The third point is that Xi Jinping, to hark back to the past again, has a particular view about how to get things done in China. He looks back to Mao Zedong and Deng Xiaoping and sees that the only way to get things done in both a good and bad way in the Chinese system—this vast continental system with multiple interlocking bureaucracies—is to be dictatorial. Otherwise you will be lost in the bureaucracy. So those three things: His political personality, his political views, and the time in which he came to power make him stand out.

Can you explain more about what it is about his standing and his relationship to the party that has allowed him to take these steps? How is he respected or feared?

I think he was respected and feared in equal measure when he came to power. Now I guess maybe more feared than respected. The thing about the leader of the Chinese Communist Party is that they have enormous executive power if they use it. In other words, they are the head of the anti-corruption bureau—or their nominee is. They are head of the military. They control, one way or another, all major appointments in the country. So if you have conviction and ruthlessness and confidence, all of which Xi has and Hu didn’t have, then you can wield dictatorial powers.

Do you think that the impact of this move is going to be felt more in foreign or domestic policy?
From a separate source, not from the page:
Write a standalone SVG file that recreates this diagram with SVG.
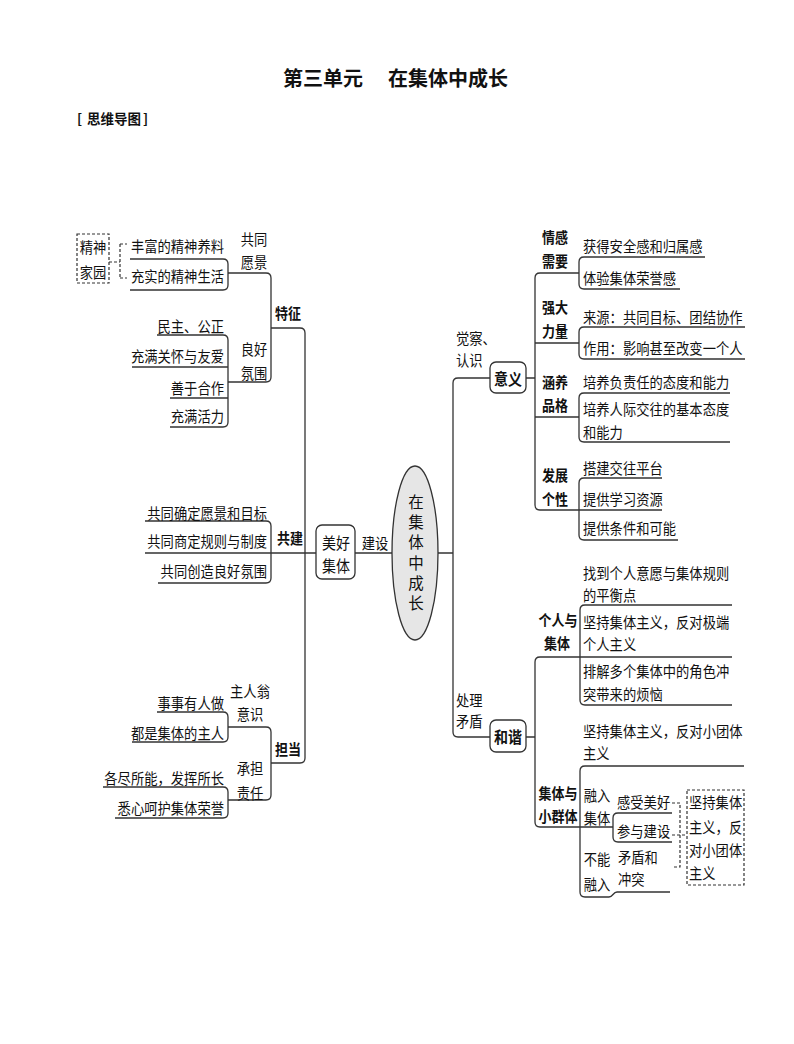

I think the main impact is domestic, on two levels. I think it does mean for the moment that he is unassailable and all-powerful that he’s able to push this through. But I think in the longer term he might be generating a massive backlash. His anti-corruption campaign has made him a legion of powerful enemies—families who were once powerful and may come back and will never forget what he has done to them. But the second thing is that there are many Chinese officials and scholars who believed in the system as it was evolving, meaning institutional checks and balances, a system for an orderly transition of power, no more leaders for life, no more dictators, and I think they are already very angry about the Xi era, and will be even angrier now. So, in that sense, the biggest impact of this will be inside China and domestic politics.

Foreign policy—not so much.

China wasn’t a democracy, but what does this say about the long-term future of political reform in China?

It’s undoubtedly a setback. We are not talking about China morphing into a Western-style democracy in five to 10 years, but we had seen, over many years, many people pushing reforms, most notably in the legal system. China has trained lots of lawyers who want to have the country run by law. That’s going backwards under Xi. China has a professional class, or did have a professional class of journalists who were gradually making more room for them to do their jobs. That’s gone backwards under Xi. I would say even under one of the areas that has been one of China’s greatest successes, economic policymaking and policymaking in general, it is much more difficult to be an adventurous bureaucrat now and put forward risky policies. So in terms of China becoming more democratic, it’s going backwards.

When did your book on the Communist Party come out?

2010.

What’s the biggest difference between the party then and now?

One thing I did get wrong was that I described a system moving into a much more consensus-based decision-making polity. The era of strongmen rule was over, I said. That looks embarrassing in retrospect, but it was also a reasonable and probably broadly consensus position at the time.

I wouldn’t say Xi is a new Mao. Xi’s China is not Mao’s China. But he has gone back to a period of strongman rule, and I missed that.

Do any institutional forces stand in his way?

That’s a very good question. I think he has cowed most of the institutions at the moment. He has strong control of the military with the latest round of personnel appointments late last year, and coming in the following weeks after the National People’s Congress he will have more of his acolytes and loyalists in positions. So when people like me say there is a backlash coming, others will counter and say, “Well where is it coming from?” And it’s a good point. It’s very hard to see right now. But I just think that Xi Jinping’s current governing style is not China’s future. I think China will have a more open and democratic future, even if not a Western-style democracy. And he is holding back all those forces right now.